Yeah! that's perfect. For your conviction this is what magma says:

P< x >:=PolynomialAlgebra(Rationals());

f:=x^4-14*x^2+42;

G:=GaloisGroup(f);

print G;

Permutation group G acting on a set of cardinality 4 Order = 8 = 2^3 (1, 2)(3, 4) (1, 4)

If $\mathbb{Q}(\alpha)|\mathbb{Q}$ were Galois then $[\mathbb{Q}(\alpha):\mathbb{Q}]$ would be 8, but we know it's 4

Answer 2

If the Galois groups is isomorphic to $\mathbb Z/4\mathbb Z$, then it can only have 1 proper intermediate extension, but from your work, we know both $\sqrt{6}$ and $\sqrt{7}$ are in the normal closure of $\mathbb Q[\alpha]$.

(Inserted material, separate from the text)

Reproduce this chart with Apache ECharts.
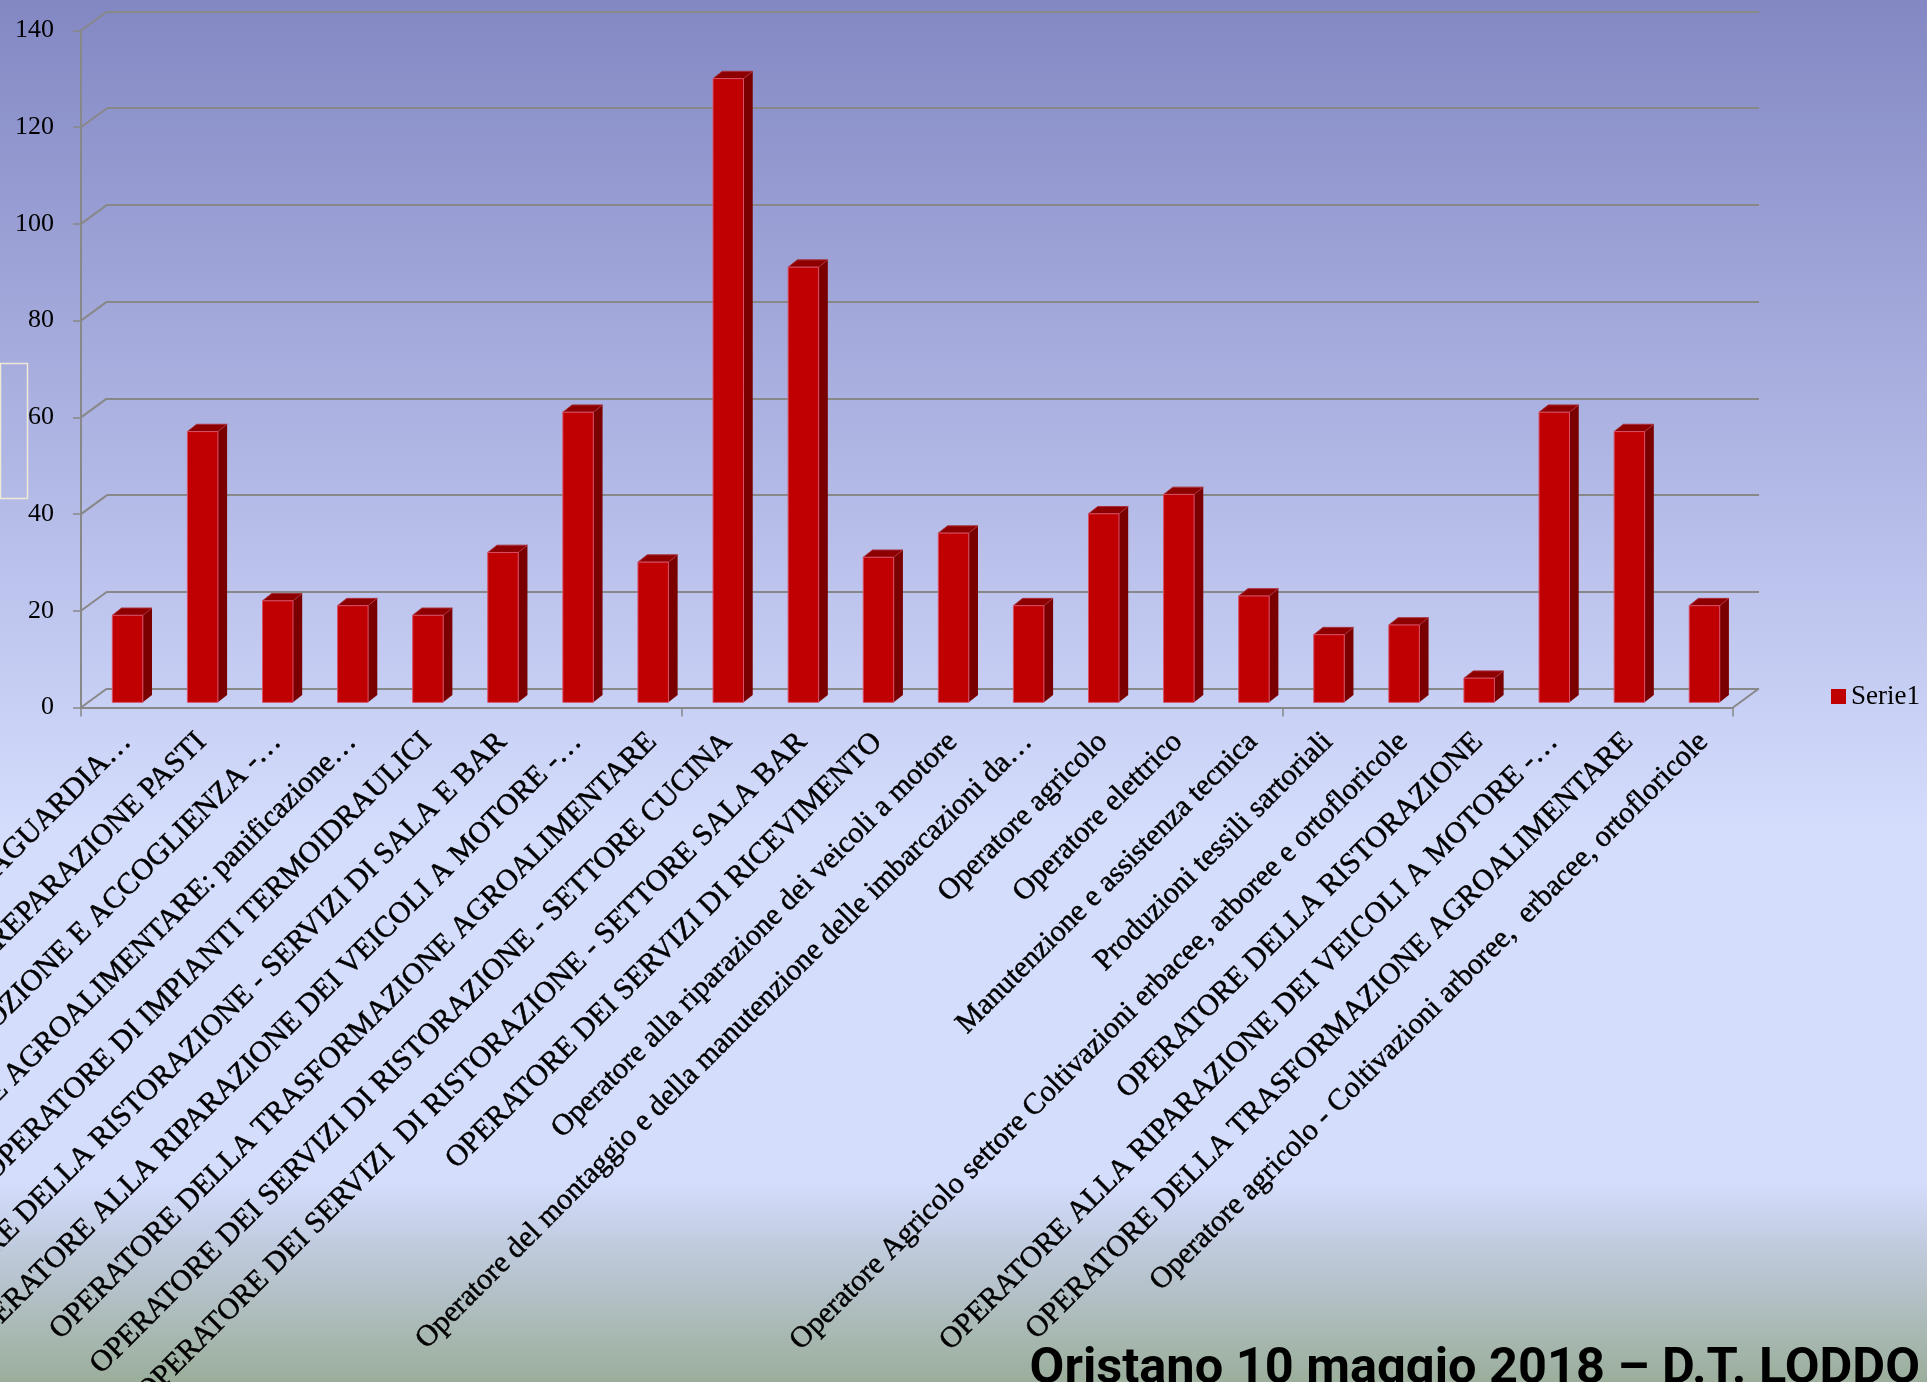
<!DOCTYPE html>
<html lang="it">
<head>
    <meta http-equiv="content-type" content="text/html; charset=utf-8" />
    <script type="text/javascript" src="https://cdn.jsdelivr.net/npm/echarts@6/dist/echarts.min.js"></script>
    <title>Iscritti per qualifica</title>
    <style>
        html, body { margin: 0; padding: 0; }
        #chart { width: 1927px; height: 1382px; }
    </style>
</head>
<body>
<div id="chart"></div>
<script type="text/javascript">
    // dati
    var categories = [
        "OPERATORE AGRICOLO - SALVAGUARDIA…",
        "OPERATORE DELLA RISTORAZIONE - PREPARAZIONE PASTI",
        "OPERATORE AI SERVIZI DI PROMOZIONE E ACCOGLIENZA -…",
        "OPERATORE DELLA TRASFORMAZIONE AGROALIMENTARE: panificazione…",
        "OPERATORE DI IMPIANTI TERMOIDRAULICI",
        "OPERATORE DELLA RISTORAZIONE - SERVIZI DI SALA E BAR",
        "OPERATORE ALLA RIPARAZIONE DEI VEICOLI A MOTORE -…",
        "OPERATORE DELLA TRASFORMAZIONE AGROALIMENTARE",
        "OPERATORE DEI SERVIZI DI RISTORAZIONE - SETTORE CUCINA",
        "OPERATORE DEI SERVIZI  DI RISTORAZIONE - SETTORE SALA BAR",
        "OPERATORE DEI SERVIZI DI RICEVIMENTO",
        "Operatore alla riparazione dei veicoli a motore",
        "Operatore del montaggio e della manutenzione delle imbarcazioni da…",
        "Operatore agricolo",
        "Operatore elettrico",
        "Manutenzione e assistenza tecnica",
        "Produzioni tessili sartoriali",
        "Operatore Agricolo settore Coltivazioni erbacee, arboree e ortofloricole",
        "OPERATORE DELLA RISTORAZIONE",
        "OPERATORE ALLA RIPARAZIONE DEI VEICOLI A MOTORE -…",
        "OPERATORE DELLA TRASFORMAZIONE AGROALIMENTARE",
        "Operatore agricolo - Coltivazioni arboree,  erbacee, ortofloricole"
    ];
    var serie1 = [18, 56, 21, 20, 18, 31, 60, 29, 129, 90, 30, 35, 20, 39, 43, 22, 14, 16, 5, 60, 56, 20];
    var yTicks = [0, 20, 40, 60, 80, 100, 120, 140];
    var seriesName = "Serie1";
    var footer = "Oristano 10 maggio 2018 – D.T. LODDO";

    // geometria del finto 3D
    var DX = 26, DY = -19;
    var GRID = {left: 81, top: 30.5, width: 1652, height: 677};
    var LABEL_DX = 8;
    var GRAY = '#888888';
    var yMin = yTicks[0], yMax = yTicks[yTicks.length - 1], yStep = yTicks[1] - yTicks[0];

    var chart = echarts.init(document.getElementById('chart'));

    function frame(params, api) {
        var cs = params.coordSys;
        var kids = [];
        for (var i = 0; i < yTicks.length; i++) {
            var y = api.coord([0, yTicks[i]])[1];
            kids.push({type: 'line', shape: {x1: cs.x, y1: y, x2: cs.x + DX, y2: y + DY},
                style: {stroke: GRAY, lineWidth: 2}});
        }
        var yb = api.coord([0, 0])[1];
        var xr = cs.x + cs.width;
        kids.push({type: 'line', shape: {x1: xr, y1: yb, x2: xr + DX, y2: yb + DY},
            style: {stroke: GRAY, lineWidth: 2}});
        return {type: 'group', children: kids};
    }

    function bar3d(params, api) {
        var base = api.coord([api.value(0), 0]);
        var top = api.coord([api.value(0), api.value(1)]);
        var band = api.size([1, 0])[0];
        var w = band * 0.406;
        var cx = base[0] + band * 0.12;
        var x0 = cx - w / 2, x1 = cx + w / 2;
        var off = DY * 0.27;
        var yb = base[1] + off, yt = top[1] + off;
        var sx = DX * 0.354, sy = DY * 0.384;
        return {type: 'group', children: [
            {type: 'polygon', shape: {points: [[x1, yt], [x1 + sx, yt + sy], [x1 + sx, yb + sy], [x1, yb]]},
                style: {fill: '#7A0000'}},
            {type: 'polygon', shape: {points: [[x0, yt], [x0 + sx, yt + sy], [x1 + sx, yt + sy], [x1, yt]]},
                style: {fill: '#8E0000', stroke: '#A8303C', lineWidth: 1}},
            {type: 'rect', shape: {x: x0, y: yt, width: w, height: yb - yt},
                style: {fill: '#C00000', stroke: '#D8506A', lineWidth: 1}}
        ]};
    }

    var option = {
        backgroundColor: {
            type: 'linear', x: 0, y: 0, x2: 0, y2: 1,
            colorStops: [
                {offset: 0, color: '#8388C4'},
                {offset: 0.5, color: '#C7CEF4'},
                {offset: 0.6, color: '#D4DDFC'},
                {offset: 0.855, color: '#D4DDFC'},
                {offset: 0.9, color: '#C1CBDF'},
                {offset: 1, color: '#9BAE9B'}
            ]
        },
        animation: false,
        grid: [
            {left: GRID.left, top: GRID.top, width: GRID.width, height: GRID.height, outerBoundsMode: 'none'},
            {left: GRID.left + DX, top: GRID.top + DY, width: GRID.width, height: GRID.height, outerBoundsMode: 'none'},
            {left: GRID.left + LABEL_DX, top: GRID.top, width: GRID.width, height: GRID.height, outerBoundsMode: 'none'}
        ],
        legend: {
            data: [seriesName],
            left: 1831, top: 683, padding: 0,
            icon: 'rect', itemWidth: 15, itemHeight: 15,
            textStyle: {fontFamily: 'Liberation Serif', fontSize: 27, color: '#000'}
        },
        xAxis: [
            {type: 'category', gridIndex: 0, data: categories,
                axisLine: {lineStyle: {color: GRAY, width: 2}},
                axisTick: {show: true, length: 9, lineStyle: {color: GRAY, width: 1.5}},
                axisLabel: {show: false}, splitLine: {show: false}},
            {type: 'category', gridIndex: 1, data: categories, show: false},
            {type: 'category', gridIndex: 2, data: categories,
                axisLine: {show: false}, axisTick: {show: false},
                axisLabel: {interval: 0, rotate: 45, margin: 30, fontFamily: 'Liberation Serif',
                    fontSize: 30, color: '#000', textBorderColor: '#000', textBorderWidth: 0.5}}
        ],
        yAxis: [
            {type: 'value', gridIndex: 0, min: yMin, max: yMax, interval: yStep,
                axisLine: {show: true, lineStyle: {color: GRAY, width: 2}},
                axisTick: {show: true, length: 8, lineStyle: {color: GRAY, width: 1.5}},
                axisLabel: {margin: 27, fontFamily: 'Liberation Serif', fontSize: 26, color: '#000'},
                splitLine: {show: false}},
            {type: 'value', gridIndex: 1, min: yMin, max: yMax, interval: yStep,
                axisLine: {show: false}, axisTick: {show: false}, axisLabel: {show: false},
                splitLine: {show: true, lineStyle: {color: GRAY, width: 2}}},
            {type: 'value', gridIndex: 2, min: yMin, max: yMax, show: false}
        ],
        series: [
            {type: 'custom', name: 'telaio', xAxisIndex: 0, yAxisIndex: 0, silent: true, z: 1,
                data: [[0, 0]], renderItem: frame},
            {type: 'custom', name: seriesName, xAxisIndex: 0, yAxisIndex: 0, z: 3,
                itemStyle: {color: '#C00000'},
                encode: {x: 0, y: 1},
                data: serie1.map(function (v, i) { return [i, v]; }),
                renderItem: bar3d}
        ],
        graphic: [
            {type: 'rect', left: -2, top: 361, shape: {width: 27, height: 135},
                style: {fill: 'none', stroke: '#EEEAD6', lineWidth: 1.5}},
            {type: 'text', right: 7, top: 1345,
                style: {text: footer, font: 'bold 50.5px Roboto', fill: '#000'}}
        ]
    };
    chart.setOption(option);
</script>
</body>
</html>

To show the polynomial is irreducible or equivalently $[\mathbb Q[\alpha]:\mathbb Q]=4$, we have the following more conceptual way. As clearly $\sqrt{7}\in\mathbb Q[\alpha^2]\subset\mathbb Q[\alpha]$, and $[\mathbb Q(\sqrt 7):\mathbb Q]$ divides $[\mathbb Q(\alpha):\mathbb Q]\le 4$, hence $[\mathbb Q[\alpha]:\mathbb Q]$ can only be $2$ or $4$. If it is $2$, then $\mathbb Q[\alpha]=\mathbb Q[\sqrt 7]$.

Now let $\sigma$ be the nontrivial element in $\text{Gal}(\mathbb Q(\sqrt 7)/\mathbb Q)$, we have $$[\sigma(\sqrt{7+\sqrt 7})]^2=\sigma(7)+\sigma(\sqrt 7)=7-\sqrt 7$$ $$\sigma(\sqrt{7+\sqrt 7})=\pm \sqrt{7-\sqrt 7}$$ And $\mathbb Q(\sqrt 7)$ will contain $\sqrt{7-\sqrt 7}$ no matter what the sign is. Further it also contains $(\sqrt{7+\sqrt 7})(\sqrt{7-\sqrt 7})=\sqrt{42}$ and $\frac{\sqrt{42}}{\sqrt 7}=\sqrt 6$ and it's not hard to show $\sqrt 6\not\in\mathbb Q(\sqrt 7)$.